YOUR TASK –
Omitting the pictures, copy exactly each line from the one containing "Write a Python" up to and including the one containing "plt.rcParams['font.family'] = ['DejaVu Sans']".

RECORD EXTRACTS –
--*--

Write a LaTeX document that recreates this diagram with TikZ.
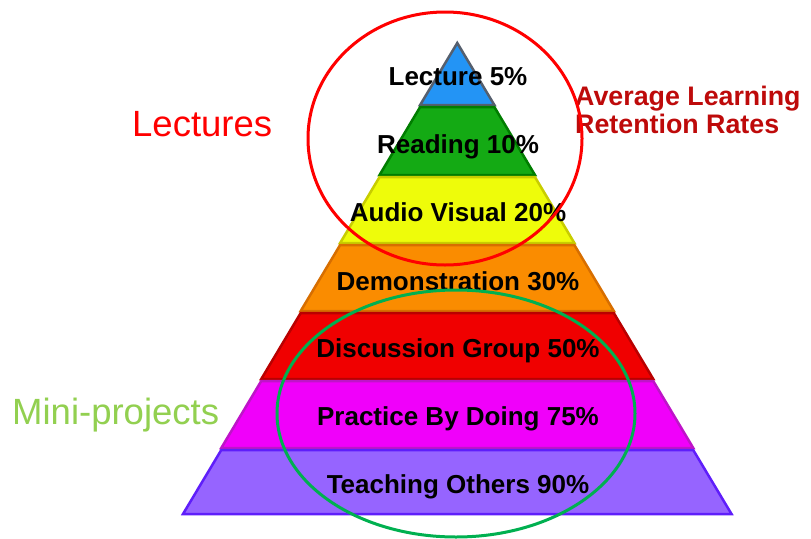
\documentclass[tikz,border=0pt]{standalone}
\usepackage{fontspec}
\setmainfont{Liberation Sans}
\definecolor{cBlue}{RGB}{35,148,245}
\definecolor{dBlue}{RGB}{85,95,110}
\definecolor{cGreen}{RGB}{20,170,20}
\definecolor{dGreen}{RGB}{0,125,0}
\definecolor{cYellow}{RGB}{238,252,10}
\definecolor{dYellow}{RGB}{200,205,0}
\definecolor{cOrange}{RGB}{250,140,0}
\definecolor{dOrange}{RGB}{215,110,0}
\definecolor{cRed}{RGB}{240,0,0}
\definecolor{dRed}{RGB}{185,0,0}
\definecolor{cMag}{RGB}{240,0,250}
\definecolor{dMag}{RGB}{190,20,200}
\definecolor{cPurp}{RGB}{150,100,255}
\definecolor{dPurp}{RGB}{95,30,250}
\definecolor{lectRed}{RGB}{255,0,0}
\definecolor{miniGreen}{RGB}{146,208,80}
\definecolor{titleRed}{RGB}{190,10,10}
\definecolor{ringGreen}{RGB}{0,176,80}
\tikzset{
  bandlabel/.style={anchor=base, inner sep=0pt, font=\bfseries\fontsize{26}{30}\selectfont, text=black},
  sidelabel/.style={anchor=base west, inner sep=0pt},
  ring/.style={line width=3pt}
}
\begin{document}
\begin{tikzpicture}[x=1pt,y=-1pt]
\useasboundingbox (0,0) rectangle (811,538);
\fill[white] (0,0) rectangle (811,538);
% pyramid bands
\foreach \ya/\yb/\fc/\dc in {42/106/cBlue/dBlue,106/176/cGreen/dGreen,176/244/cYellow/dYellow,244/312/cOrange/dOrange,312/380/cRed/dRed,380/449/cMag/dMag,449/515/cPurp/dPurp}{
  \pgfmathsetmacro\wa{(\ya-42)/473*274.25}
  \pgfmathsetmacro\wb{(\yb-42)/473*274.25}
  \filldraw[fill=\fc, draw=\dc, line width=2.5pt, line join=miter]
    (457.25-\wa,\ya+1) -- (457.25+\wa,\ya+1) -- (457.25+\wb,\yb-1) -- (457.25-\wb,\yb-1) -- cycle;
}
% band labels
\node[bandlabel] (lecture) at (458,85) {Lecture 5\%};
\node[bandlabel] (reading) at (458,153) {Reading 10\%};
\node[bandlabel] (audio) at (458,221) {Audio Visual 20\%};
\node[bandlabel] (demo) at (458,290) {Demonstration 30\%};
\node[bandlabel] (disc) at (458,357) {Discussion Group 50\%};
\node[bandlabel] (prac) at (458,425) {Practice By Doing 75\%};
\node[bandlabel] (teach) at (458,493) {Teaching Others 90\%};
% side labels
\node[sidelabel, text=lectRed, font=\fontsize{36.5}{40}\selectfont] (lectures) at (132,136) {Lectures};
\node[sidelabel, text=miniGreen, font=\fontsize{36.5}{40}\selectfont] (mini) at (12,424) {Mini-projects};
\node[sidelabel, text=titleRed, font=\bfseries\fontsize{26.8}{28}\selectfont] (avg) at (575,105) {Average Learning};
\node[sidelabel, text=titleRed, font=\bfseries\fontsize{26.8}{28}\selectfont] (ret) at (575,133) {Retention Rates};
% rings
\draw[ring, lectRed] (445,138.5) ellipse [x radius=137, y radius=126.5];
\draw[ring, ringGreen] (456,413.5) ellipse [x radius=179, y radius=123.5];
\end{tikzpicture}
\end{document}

--*--

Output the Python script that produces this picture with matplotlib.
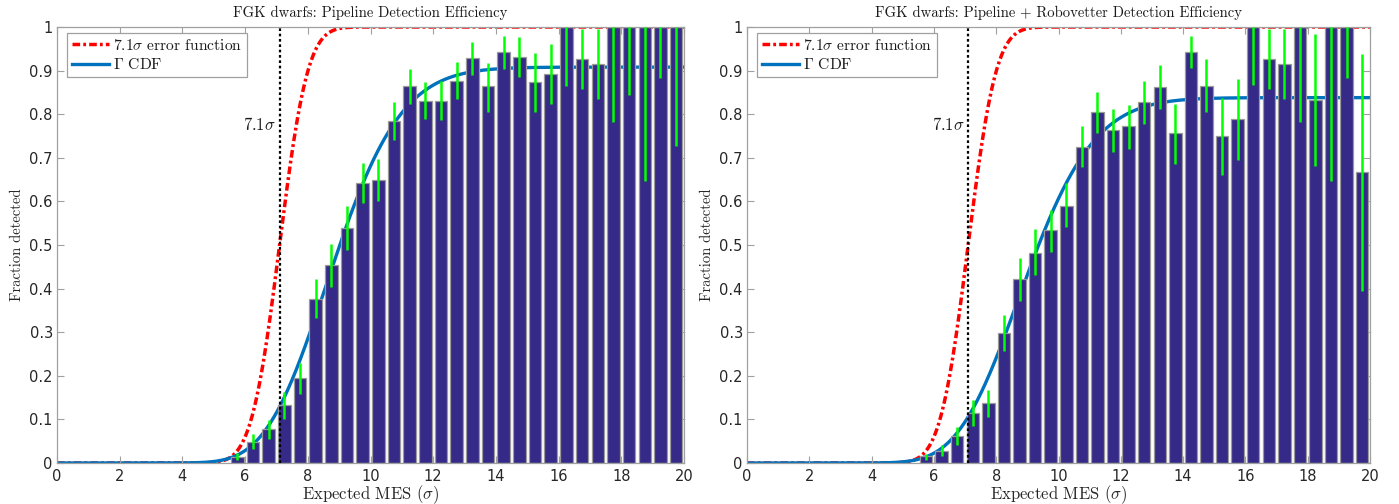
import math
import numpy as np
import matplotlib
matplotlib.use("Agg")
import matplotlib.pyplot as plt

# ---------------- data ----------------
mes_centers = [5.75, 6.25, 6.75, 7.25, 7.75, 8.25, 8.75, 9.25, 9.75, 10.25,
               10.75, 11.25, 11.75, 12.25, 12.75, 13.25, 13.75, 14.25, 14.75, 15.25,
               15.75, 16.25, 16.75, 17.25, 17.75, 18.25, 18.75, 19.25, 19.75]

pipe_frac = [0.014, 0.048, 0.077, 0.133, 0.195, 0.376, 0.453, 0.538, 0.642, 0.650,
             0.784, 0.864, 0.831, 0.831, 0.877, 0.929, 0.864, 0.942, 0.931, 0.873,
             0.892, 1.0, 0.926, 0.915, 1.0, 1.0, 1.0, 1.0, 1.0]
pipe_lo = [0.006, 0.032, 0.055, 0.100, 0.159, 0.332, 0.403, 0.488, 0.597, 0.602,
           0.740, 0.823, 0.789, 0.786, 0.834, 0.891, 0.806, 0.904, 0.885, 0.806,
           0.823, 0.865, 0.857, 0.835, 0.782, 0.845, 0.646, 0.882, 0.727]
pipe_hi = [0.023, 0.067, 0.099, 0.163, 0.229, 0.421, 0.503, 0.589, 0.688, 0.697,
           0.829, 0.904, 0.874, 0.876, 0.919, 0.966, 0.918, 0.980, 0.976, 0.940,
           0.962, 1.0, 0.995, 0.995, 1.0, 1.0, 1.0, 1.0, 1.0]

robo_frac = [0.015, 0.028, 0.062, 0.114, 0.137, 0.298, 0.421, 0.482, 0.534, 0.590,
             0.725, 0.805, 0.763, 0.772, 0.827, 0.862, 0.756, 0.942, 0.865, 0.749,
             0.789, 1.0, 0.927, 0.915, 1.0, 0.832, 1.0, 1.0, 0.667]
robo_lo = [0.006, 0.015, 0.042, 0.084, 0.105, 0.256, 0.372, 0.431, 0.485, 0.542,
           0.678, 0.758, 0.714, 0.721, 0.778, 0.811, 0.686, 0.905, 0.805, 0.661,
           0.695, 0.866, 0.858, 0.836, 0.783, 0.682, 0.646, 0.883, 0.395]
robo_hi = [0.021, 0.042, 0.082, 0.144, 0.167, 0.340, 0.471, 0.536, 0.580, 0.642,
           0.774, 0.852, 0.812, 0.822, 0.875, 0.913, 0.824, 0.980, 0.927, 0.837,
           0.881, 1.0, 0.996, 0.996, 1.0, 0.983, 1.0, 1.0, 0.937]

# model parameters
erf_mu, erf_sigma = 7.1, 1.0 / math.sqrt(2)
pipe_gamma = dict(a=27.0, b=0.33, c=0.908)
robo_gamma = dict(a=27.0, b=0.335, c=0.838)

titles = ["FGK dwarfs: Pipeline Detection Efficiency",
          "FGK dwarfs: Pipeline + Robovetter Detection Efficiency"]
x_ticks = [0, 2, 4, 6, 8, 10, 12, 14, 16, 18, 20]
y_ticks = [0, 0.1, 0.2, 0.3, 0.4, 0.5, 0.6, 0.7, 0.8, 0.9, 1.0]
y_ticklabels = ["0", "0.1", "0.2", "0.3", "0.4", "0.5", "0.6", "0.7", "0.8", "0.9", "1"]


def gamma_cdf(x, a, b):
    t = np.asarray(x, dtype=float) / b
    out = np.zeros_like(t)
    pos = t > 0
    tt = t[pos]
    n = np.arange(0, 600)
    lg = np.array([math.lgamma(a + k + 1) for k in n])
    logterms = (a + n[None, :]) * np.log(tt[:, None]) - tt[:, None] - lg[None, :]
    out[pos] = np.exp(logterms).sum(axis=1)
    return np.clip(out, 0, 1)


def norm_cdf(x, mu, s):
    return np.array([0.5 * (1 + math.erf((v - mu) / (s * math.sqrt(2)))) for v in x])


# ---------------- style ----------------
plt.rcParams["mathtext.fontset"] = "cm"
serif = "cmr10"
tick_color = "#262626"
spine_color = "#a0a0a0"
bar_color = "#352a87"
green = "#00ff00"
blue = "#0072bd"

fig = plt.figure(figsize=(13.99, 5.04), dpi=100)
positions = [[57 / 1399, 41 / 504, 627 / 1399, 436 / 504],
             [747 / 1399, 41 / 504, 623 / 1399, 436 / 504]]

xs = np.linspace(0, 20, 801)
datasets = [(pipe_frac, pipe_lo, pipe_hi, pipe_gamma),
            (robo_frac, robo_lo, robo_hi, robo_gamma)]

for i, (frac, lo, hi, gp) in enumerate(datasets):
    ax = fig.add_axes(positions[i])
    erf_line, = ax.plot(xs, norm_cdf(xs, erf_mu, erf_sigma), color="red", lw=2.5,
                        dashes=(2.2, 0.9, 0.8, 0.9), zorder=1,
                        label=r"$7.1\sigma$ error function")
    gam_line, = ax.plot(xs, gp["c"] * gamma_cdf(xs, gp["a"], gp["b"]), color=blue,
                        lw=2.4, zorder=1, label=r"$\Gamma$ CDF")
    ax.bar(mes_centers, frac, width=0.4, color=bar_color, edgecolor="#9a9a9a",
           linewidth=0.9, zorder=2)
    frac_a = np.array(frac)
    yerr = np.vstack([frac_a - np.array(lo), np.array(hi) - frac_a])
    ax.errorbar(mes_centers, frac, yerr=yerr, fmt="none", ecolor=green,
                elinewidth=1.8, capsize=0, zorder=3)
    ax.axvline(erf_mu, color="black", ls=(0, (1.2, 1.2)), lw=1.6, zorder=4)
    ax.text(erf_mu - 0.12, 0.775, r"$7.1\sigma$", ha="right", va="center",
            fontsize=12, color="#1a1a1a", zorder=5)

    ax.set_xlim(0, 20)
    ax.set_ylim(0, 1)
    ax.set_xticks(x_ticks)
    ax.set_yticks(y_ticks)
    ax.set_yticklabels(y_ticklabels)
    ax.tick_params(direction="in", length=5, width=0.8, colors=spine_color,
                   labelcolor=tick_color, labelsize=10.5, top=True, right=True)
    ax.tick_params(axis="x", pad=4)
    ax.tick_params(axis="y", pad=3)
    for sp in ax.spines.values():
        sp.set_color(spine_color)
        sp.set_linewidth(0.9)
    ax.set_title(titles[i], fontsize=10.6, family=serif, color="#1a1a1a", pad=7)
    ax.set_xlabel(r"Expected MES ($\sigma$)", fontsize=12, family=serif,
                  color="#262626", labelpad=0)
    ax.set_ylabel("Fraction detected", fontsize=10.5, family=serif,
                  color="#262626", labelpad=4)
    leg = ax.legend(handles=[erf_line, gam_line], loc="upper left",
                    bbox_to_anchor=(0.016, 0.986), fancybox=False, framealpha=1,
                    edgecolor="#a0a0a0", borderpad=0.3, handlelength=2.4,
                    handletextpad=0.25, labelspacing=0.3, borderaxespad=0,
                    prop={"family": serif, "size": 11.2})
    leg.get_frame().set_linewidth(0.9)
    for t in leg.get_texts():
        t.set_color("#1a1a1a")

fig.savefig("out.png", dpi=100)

--*--

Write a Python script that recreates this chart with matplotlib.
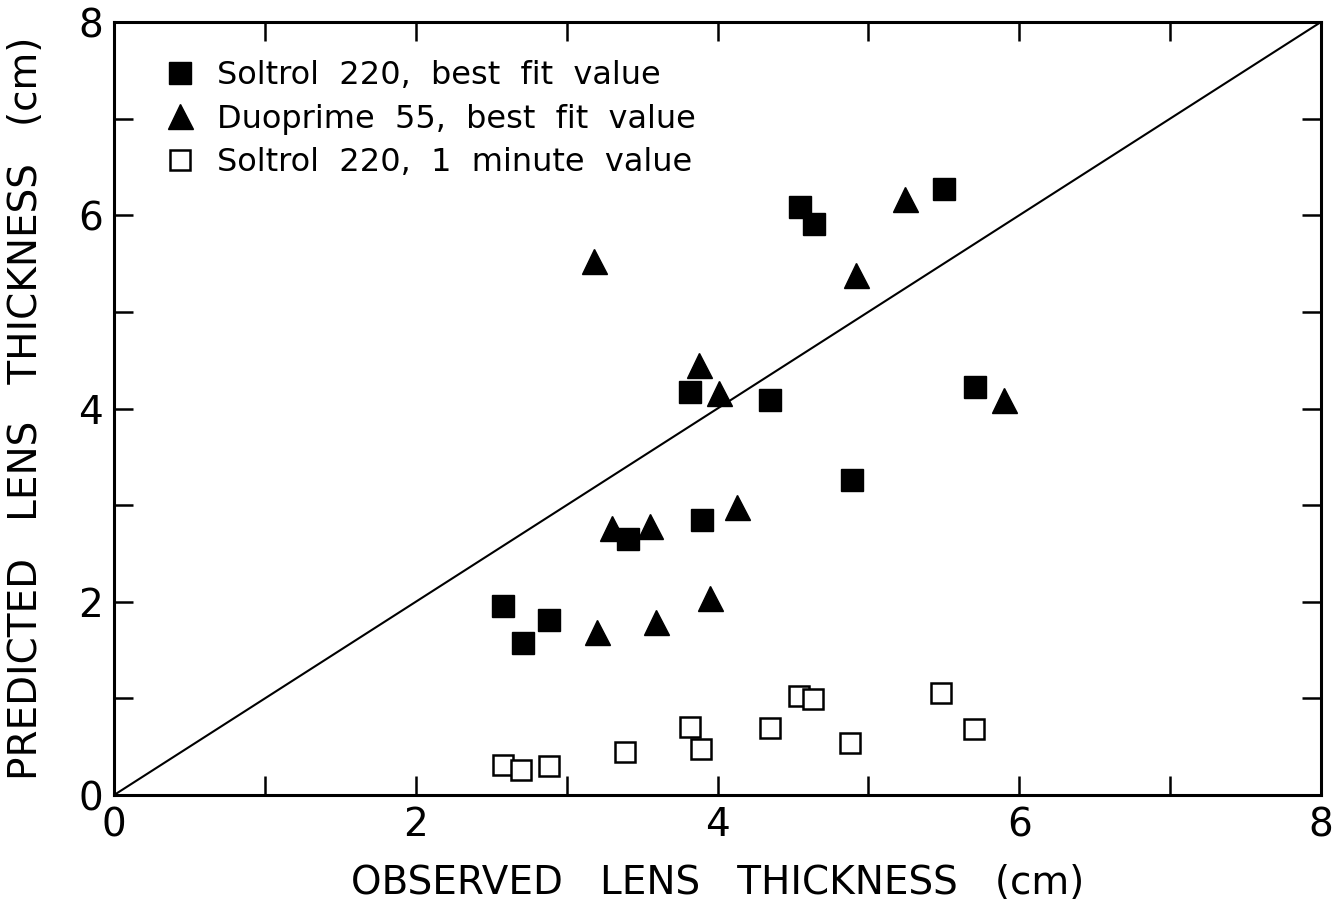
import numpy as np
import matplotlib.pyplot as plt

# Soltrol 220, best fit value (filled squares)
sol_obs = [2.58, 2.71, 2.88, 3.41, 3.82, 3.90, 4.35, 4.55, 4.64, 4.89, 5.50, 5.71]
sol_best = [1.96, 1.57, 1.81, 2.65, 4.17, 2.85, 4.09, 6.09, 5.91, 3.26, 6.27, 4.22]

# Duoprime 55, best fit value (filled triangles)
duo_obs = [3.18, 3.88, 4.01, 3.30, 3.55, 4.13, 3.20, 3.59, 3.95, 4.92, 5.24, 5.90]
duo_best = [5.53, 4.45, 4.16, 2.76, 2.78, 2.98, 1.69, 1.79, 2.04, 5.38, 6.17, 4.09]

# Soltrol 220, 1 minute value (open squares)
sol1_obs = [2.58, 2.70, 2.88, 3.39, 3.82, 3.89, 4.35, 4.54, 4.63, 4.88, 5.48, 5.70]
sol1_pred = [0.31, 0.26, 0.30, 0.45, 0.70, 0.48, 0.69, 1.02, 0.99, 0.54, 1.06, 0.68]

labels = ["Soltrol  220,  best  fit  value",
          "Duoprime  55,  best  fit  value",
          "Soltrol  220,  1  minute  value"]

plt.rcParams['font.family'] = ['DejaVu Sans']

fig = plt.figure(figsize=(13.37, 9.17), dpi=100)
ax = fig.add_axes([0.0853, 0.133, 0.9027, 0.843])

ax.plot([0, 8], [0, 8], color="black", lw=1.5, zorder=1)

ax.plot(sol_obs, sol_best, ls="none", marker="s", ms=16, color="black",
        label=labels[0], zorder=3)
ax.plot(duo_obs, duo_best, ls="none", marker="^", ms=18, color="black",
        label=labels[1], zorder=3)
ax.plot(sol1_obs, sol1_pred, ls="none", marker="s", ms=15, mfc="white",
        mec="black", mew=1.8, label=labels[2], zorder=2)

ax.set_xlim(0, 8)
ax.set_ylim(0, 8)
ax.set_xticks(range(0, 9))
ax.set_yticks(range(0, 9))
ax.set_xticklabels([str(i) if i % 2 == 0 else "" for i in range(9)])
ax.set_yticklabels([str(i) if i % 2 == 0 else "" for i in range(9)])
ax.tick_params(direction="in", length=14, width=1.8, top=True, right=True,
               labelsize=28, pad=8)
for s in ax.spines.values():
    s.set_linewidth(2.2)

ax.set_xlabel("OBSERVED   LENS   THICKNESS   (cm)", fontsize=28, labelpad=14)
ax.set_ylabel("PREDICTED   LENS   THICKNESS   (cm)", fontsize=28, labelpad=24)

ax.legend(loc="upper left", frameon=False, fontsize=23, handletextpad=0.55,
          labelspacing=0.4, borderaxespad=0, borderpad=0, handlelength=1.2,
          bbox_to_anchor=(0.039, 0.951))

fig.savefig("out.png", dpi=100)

--*--

RESULT OF THIS TASK –
Write a Python script that recreates this chart with matplotlib.
import numpy as np
import matplotlib.pyplot as plt

# Soltrol 220, best fit value (filled squares)
sol_obs = [2.58, 2.71, 2.88, 3.41, 3.82, 3.90, 4.35, 4.55, 4.64, 4.89, 5.50, 5.71]
sol_best = [1.96, 1.57, 1.81, 2.65, 4.17, 2.85, 4.09, 6.09, 5.91, 3.26, 6.27, 4.22]

# Duoprime 55, best fit value (filled triangles)
duo_obs = [3.18, 3.88, 4.01, 3.30, 3.55, 4.13, 3.20, 3.59, 3.95, 4.92, 5.24, 5.90]
duo_best = [5.53, 4.45, 4.16, 2.76, 2.78, 2.98, 1.69, 1.79, 2.04, 5.38, 6.17, 4.09]

# Soltrol 220, 1 minute value (open squares)
sol1_obs = [2.58, 2.70, 2.88, 3.39, 3.82, 3.89, 4.35, 4.54, 4.63, 4.88, 5.48, 5.70]
sol1_pred = [0.31, 0.26, 0.30, 0.45, 0.70, 0.48, 0.69, 1.02, 0.99, 0.54, 1.06, 0.68]

labels = ["Soltrol  220,  best  fit  value",
          "Duoprime  55,  best  fit  value",
          "Soltrol  220,  1  minute  value"]

plt.rcParams['font.family'] = ['DejaVu Sans']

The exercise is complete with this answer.